In this exercise, return the whole listing exactly, excluding any images.
---
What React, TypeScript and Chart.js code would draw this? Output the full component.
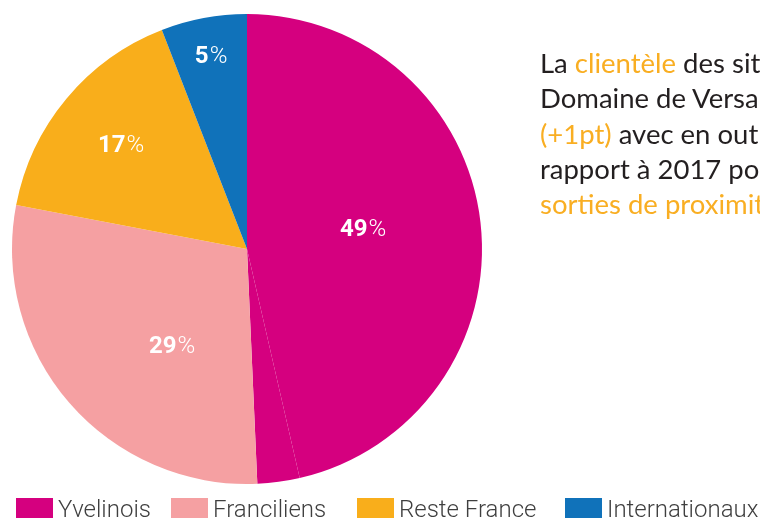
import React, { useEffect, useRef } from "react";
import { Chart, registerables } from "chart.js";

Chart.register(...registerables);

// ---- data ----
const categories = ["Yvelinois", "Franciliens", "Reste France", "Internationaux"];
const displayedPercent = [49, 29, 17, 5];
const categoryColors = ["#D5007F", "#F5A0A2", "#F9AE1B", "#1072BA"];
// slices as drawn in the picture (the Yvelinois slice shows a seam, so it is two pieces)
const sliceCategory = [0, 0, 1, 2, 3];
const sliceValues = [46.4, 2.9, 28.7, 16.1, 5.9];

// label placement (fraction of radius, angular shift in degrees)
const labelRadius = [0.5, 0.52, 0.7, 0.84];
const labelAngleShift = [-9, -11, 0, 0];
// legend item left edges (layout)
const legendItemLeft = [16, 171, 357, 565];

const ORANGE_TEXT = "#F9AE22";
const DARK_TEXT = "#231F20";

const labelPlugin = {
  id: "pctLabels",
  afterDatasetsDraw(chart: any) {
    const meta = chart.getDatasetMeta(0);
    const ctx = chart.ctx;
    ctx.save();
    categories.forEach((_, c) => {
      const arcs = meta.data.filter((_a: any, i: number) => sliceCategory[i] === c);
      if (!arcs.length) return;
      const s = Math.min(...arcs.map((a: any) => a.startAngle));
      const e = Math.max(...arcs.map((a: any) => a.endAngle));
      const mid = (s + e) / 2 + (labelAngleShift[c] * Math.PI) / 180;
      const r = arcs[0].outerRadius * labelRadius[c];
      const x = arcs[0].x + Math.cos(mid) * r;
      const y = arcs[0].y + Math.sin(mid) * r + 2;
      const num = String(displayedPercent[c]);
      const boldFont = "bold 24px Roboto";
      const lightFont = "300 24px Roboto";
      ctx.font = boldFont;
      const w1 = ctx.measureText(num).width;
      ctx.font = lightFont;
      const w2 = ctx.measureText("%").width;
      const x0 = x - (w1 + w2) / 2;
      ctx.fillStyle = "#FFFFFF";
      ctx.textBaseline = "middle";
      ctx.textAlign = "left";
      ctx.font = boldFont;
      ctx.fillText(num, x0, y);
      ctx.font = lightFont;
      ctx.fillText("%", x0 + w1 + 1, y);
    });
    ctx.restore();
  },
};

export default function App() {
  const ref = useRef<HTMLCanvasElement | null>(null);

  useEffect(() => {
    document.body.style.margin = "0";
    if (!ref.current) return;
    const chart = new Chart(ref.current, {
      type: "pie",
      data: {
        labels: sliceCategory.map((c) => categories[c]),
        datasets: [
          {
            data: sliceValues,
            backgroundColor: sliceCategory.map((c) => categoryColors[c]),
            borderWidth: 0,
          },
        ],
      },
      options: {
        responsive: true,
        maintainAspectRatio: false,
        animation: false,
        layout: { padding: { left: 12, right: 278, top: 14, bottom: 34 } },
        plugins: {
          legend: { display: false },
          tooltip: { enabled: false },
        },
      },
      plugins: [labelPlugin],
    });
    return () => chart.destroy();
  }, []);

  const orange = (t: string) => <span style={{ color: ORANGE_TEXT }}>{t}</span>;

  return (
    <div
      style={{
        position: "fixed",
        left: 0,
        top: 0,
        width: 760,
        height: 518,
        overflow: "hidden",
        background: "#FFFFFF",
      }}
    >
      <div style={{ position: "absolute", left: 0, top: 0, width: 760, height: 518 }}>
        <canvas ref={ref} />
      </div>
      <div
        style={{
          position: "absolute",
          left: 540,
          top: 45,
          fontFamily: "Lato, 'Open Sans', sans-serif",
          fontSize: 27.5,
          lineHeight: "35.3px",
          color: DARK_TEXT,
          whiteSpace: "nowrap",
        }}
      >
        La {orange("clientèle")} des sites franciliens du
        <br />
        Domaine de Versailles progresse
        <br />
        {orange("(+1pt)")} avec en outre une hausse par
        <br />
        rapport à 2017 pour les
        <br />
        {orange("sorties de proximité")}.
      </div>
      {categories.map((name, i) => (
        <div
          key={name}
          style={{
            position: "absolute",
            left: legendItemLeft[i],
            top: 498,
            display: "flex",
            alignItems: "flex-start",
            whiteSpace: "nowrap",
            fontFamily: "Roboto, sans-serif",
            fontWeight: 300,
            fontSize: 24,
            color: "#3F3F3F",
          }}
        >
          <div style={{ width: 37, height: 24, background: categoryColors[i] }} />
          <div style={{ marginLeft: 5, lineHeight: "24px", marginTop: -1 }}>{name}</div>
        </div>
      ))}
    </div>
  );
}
---
> SOLUTION TO THIS TASK:
What React, TypeScript and Chart.js code would draw this? Output the full component.
import React, { useEffect, useRef } from "react";
import { Chart, registerables } from "chart.js";

Chart.register(...registerables);

// ---- data ----
const categories = ["Yvelinois", "Franciliens", "Reste France", "Internationaux"];
const displayedPercent = [49, 29, 17, 5];
const categoryColors = ["#D5007F", "#F5A0A2", "#F9AE1B", "#1072BA"];
// slices as drawn in the picture (the Yvelinois slice shows a seam, so it is two pieces)
const sliceCategory = [0, 0, 1, 2, 3];
const sliceValues = [46.4, 2.9, 28.7, 16.1, 5.9];

// label placement (fraction of radius, angular shift in degrees)
const labelRadius = [0.5, 0.52, 0.7, 0.84];
const labelAngleShift = [-9, -11, 0, 0];
// legend item left edges (layout)
const legendItemLeft = [16, 171, 357, 565];

const ORANGE_TEXT = "#F9AE22";
const DARK_TEXT = "#231F20";

const labelPlugin = {
  id: "pctLabels",
  afterDatasetsDraw(chart: any) {
    const meta = chart.getDatasetMeta(0);
    const ctx = chart.ctx;
    ctx.save();
    categories.forEach((_, c) => {
      const arcs = meta.data.filter((_a: any, i: number) => sliceCategory[i] === c);
      if (!arcs.length) return;
      const s = Math.min(...arcs.map((a: any) => a.startAngle));
      const e = Math.max(...arcs.map((a: any) => a.endAngle));
      const mid = (s + e) / 2 + (labelAngleShift[c] * Math.PI) / 180;
      const r = arcs[0].outerRadius * labelRadius[c];
      const x = arcs[0].x + Math.cos(mid) * r;
      const y = arcs[0].y + Math.sin(mid) * r + 2;
      const num = String(displayedPercent[c]);
      const boldFont = "bold 24px Roboto";
      const lightFont = "300 24px Roboto";
      ctx.font = boldFont;
      const w1 = ctx.measureText(num).width;
      ctx.font = lightFont;
      const w2 = ctx.measureText("%").width;
      const x0 = x - (w1 + w2) / 2;
      ctx.fillStyle = "#FFFFFF";
      ctx.textBaseline = "middle";
      ctx.textAlign = "left";
      ctx.font = boldFont;
      ctx.fillText(num, x0, y);
      ctx.font = lightFont;
      ctx.fillText("%", x0 + w1 + 1, y);
    });
    ctx.restore();
  },
};

export default function App() {
  const ref = useRef<HTMLCanvasElement | null>(null);

  useEffect(() => {
    document.body.style.margin = "0";
    if (!ref.current) return;
    const chart = new Chart(ref.current, {
      type: "pie",
      data: {
        labels: sliceCategory.map((c) => categories[c]),
        datasets: [
          {
            data: sliceValues,
            backgroundColor: sliceCategory.map((c) => categoryColors[c]),
            borderWidth: 0,
          },
        ],
      },
      options: {
        responsive: true,
        maintainAspectRatio: false,
        animation: false,
        layout: { padding: { left: 12, right: 278, top: 14, bottom: 34 } },
        plugins: {
          legend: { display: false },
          tooltip: { enabled: false },
        },
      },
      plugins: [labelPlugin],
    });
    return () => chart.destroy();
  }, []);

  const orange = (t: string) => <span style={{ color: ORANGE_TEXT }}>{t}</span>;

  return (
    <div
      style={{
        position: "fixed",
        left: 0,
        top: 0,
        width: 760,
        height: 518,
        overflow: "hidden",
        background: "#FFFFFF",
      }}
    >
      <div style={{ position: "absolute", left: 0, top: 0, width: 760, height: 518 }}>
        <canvas ref={ref} />
      </div>
      <div
        style={{
          position: "absolute",
          left: 540,
          top: 45,
          fontFamily: "Lato, 'Open Sans', sans-serif",
          fontSize: 27.5,
          lineHeight: "35.3px",
          color: DARK_TEXT,
          whiteSpace: "nowrap",
        }}
      >
        La {orange("clientèle")} des sites franciliens du
        <br />
        Domaine de Versailles progresse
        <br />
        {orange("(+1pt)")} avec en outre une hausse par
        <br />
        rapport à 2017 pour les
        <br />
        {orange("sorties de proximité")}.
      </div>
      {categories.map((name, i) => (
        <div
          key={name}
          style={{
            position: "absolute",
            left: legendItemLeft[i],
            top: 498,
            display: "flex",
            alignItems: "flex-start",
            whiteSpace: "nowrap",
            fontFamily: "Roboto, sans-serif",
            fontWeight: 300,
            fontSize: 24,
            color: "#3F3F3F",
          }}
        >
          <div style={{ width: 37, height: 24, background: categoryColors[i] }} />
          <div style={{ marginLeft: 5, lineHeight: "24px", marginTop: -1 }}>{name}</div>
        </div>
      ))}
    </div>
  );
}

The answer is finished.